Jason Stoddard said...

I'm not shrink, but this subject hits home with a big part of my journey. To this end, the thoughts and opinions below are subjective, but perhaps some of it will resonate. It's working for me.

One of the things I love about you, Thom, is that while you're often identified and introduced as a professional speaker, you "do a thing" before you talk/speak about it. Next time you submit a bio, add Professional "DoerthenSpeaker." In this day and age, how rare is that? (And you absolutely know I do not offer false praise, so you can take that to the bank.)

One of the biggest lessons in life is the realization that everyone wants to understand and be understood. Often, the cart is placed before the horse: the latter is more present than the former. The result is an imbalance rather than symbiosis. Humans are social animals before they are rational animals: you've head it before, people do not care how much you know until they know how much you care. And we all maintain a unique method of receiving and giving, what amounts to nothing less than, love. For any person that has invested significant time in a romantic relationship/partnership, "this" is intuitively known. But for some reason, people amputate these considerations from their professional relationships. There are a number of reasons/causes for this; chief among them: we are socialized for process driven unique, individualized hyper-specialization on the proverbial clock. You're special, develop yourself into a corner, and, uh, time is a-burnin. Anxiety ensues. And in an effort to leap-frog what is necessary to achieve a symbiotic balance, people will often abandon the social worldview for an exclusively rational worldview and supplant themselves as Captain Know-It-All: I am smart, hear me roar. And then, they're screwed. Invariably they will artificially manufacture visibility, awareness, credibility, and leadership without first understanding. You can smell it coming from a mile away. Case in point: Who is smart? Bob Hunt or T. Boone Pickens? More precisely, who is genuine in the doing, not the artificial manufacturing when it comes to a sustainable, alternative fuel model? But Bob's challenge is no less challenging than T. Boone's: he is humble to a fault. T. Boone is anything but humble. You think these two could work together? Maybe not, but they probably should. We'd all be better for it.

How can one be understood if they do not first understand? The sad part and the real fallacy is that people often garner greater likability and opportunity to contribute if they simply listen to understand before artificially compelling their need to be understood and a genuine trust develops.

The best teachers and mentors often top from below; that is to say that they recognize this inherent, almost instinctive, human need for understanding and being understood in their students and begin the relationship by "Socraticly" engaging, "What has been your experience? I am genuinely interested in how you see the world." This is an intentional act of compassion and the student almost intuitively recognizes it as such. The student then responds with their story and their song (ad nauseum) motivated by their need to be understood. And then, the teacher/mentor goes about the unobstructed business of developing the student. The irony here is that Eugene did this exact same thing when we met for lunch for the first time over a month ago. And guess who did all the talking? :-)

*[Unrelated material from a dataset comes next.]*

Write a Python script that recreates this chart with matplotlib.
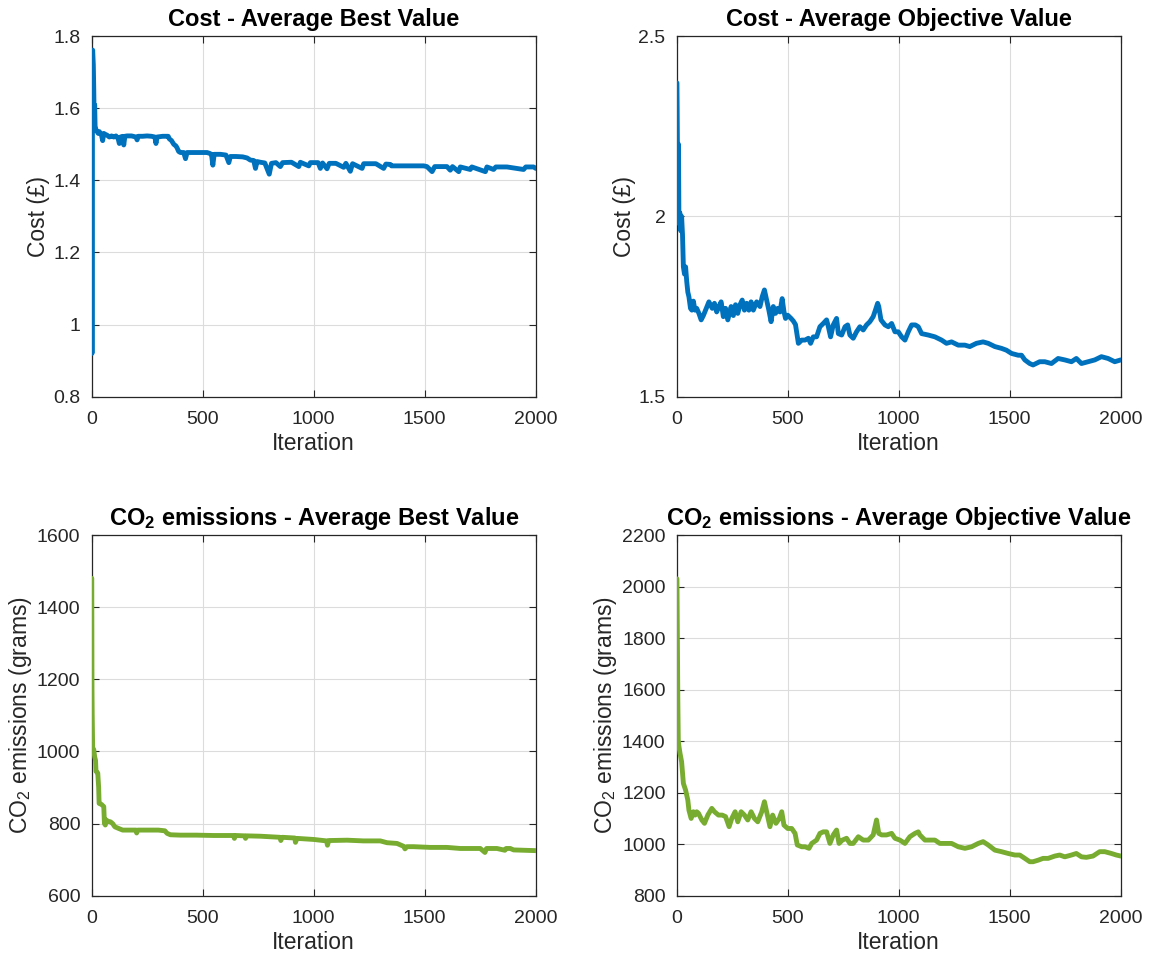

All in all, we're all learning. While your critical observation is a good one (albeit a bit too open ended for my liking), the "other side" has problems too and we each go about working through those problems differently. Don't let anything poison your proverbial well... just keep on working through and given the opportunity, reach out to what you identify as false, be their audience and offer an ear if not help. The rest will take care of itself.

Towards understanding and being understood,
Jason

Thom Singer said...

Eugene and Jason -

Thanks for the comments.

Eugene.. yours was too funny, No, you did not inspire the topic... he he... as you are one of the people who educated me (long ago) on being open to differing points of views. beliefs, and opinions. You are a master of that!

Jason, thanks for the insight. I think you are right about the understanding and being understood... but it only works when both parties are open to that connection!